**TASK BRIEF**
Please find all lines in the data that hold the string "matplotlib" and copy them.
***** RECORDED INFORMATION *****
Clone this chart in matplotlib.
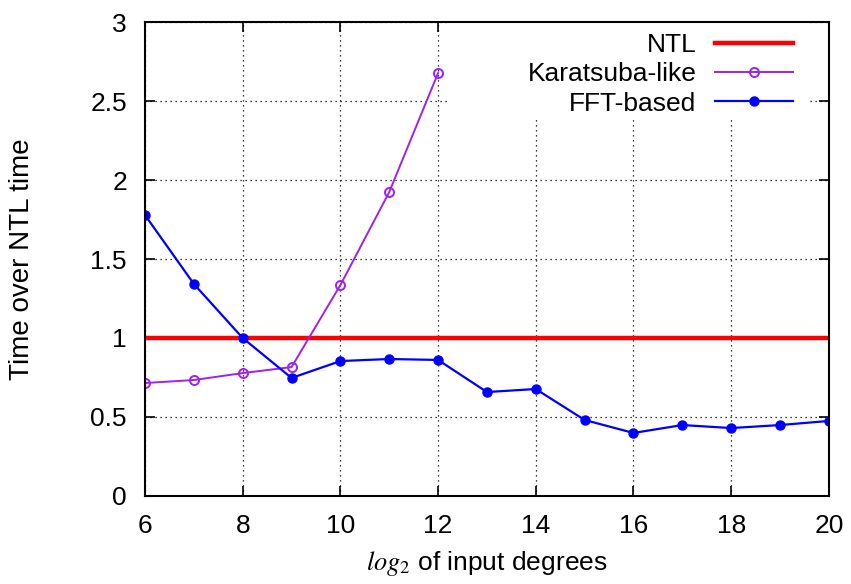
import matplotlib
matplotlib.use("Agg")
import matplotlib.pyplot as plt
from matplotlib.patches import Rectangle

plt.rcParams['font.family'] = ['Liberation Sans', 'DejaVu Sans']
plt.rcParams['mathtext.fontset'] = 'stix'

degrees = [6, 7, 8, 9, 10, 11, 12, 13, 14, 15, 16, 17, 18, 19, 20]
ntl = [1.0] * len(degrees)
kara_deg = [6, 7, 8, 9, 10, 11, 12]
karatsuba = [0.715, 0.734, 0.778, 0.816, 1.335, 1.924, 2.677]
fft = [1.778, 1.342, 1.0, 0.747, 0.854, 0.867, 0.861, 0.658, 0.677,
       0.481, 0.399, 0.449, 0.43, 0.449, 0.475]

fig = plt.figure(figsize=(8.51, 5.84), dpi=100)
ax = fig.add_axes([0.1704, 0.1507, 0.8036, 0.8116])

ax.plot(degrees, ntl, color='#ff0000', lw=3.2, label='NTL')
ax.plot(kara_deg, karatsuba, color='#a020f0', lw=1.4, marker='o', ms=6.5,
        mfc='none', mew=1.4, label='Karatsuba-like')
ax.plot(degrees, fft, color='#0000ff', lw=1.6, marker='o', ms=6.5,
        label='FFT-based')

ax.set_xlim(6, 20)
ax.set_ylim(0, 3)
ax.set_xticks(range(6, 21, 2))
ax.set_yticks([0, 0.5, 1, 1.5, 2, 2.5, 3])
ax.set_yticklabels(['0', '0.5', '1', '1.5', '2', '2.5', '3'])
ax.grid(True, color='black', linestyle=(0, (1, 3)), lw=0.9)
ax.set_axisbelow(True)
ax.tick_params(direction='in', top=True, right=True, length=7, width=1.2,
               labelsize=19, pad=13)
for s in ax.spines.values():
    s.set_linewidth(1.5)

ax.set_xlabel(r'$\mathit{log}_2$ of input degrees', fontsize=19, labelpad=8)
ax.set_ylabel('Time over NTL time', fontsize=20, labelpad=40)

# white key area hiding the grid, gnuplot style
ax.add_patch(Rectangle((0.445, 0.797), 0.525, 0.203, transform=ax.transAxes,
                       facecolor='white', edgecolor='none', zorder=1))

leg = ax.legend(loc='upper right', bbox_to_anchor=(0.9628, 0.999),
                borderaxespad=0, fontsize=19, markerfirst=False,
                frameon=False, handlelength=2.95, handletextpad=0.7,
                labelspacing=0.2)
for t in leg.get_texts():
    t.set_ha('right')
leg._legend_box.align = 'right'

fig.savefig('out.png', dpi=100)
*****
**FULL SOLUTION**
Clone this chart in matplotlib.
import matplotlib
matplotlib.use("Agg")
import matplotlib.pyplot as plt
from matplotlib.patches import Rectangle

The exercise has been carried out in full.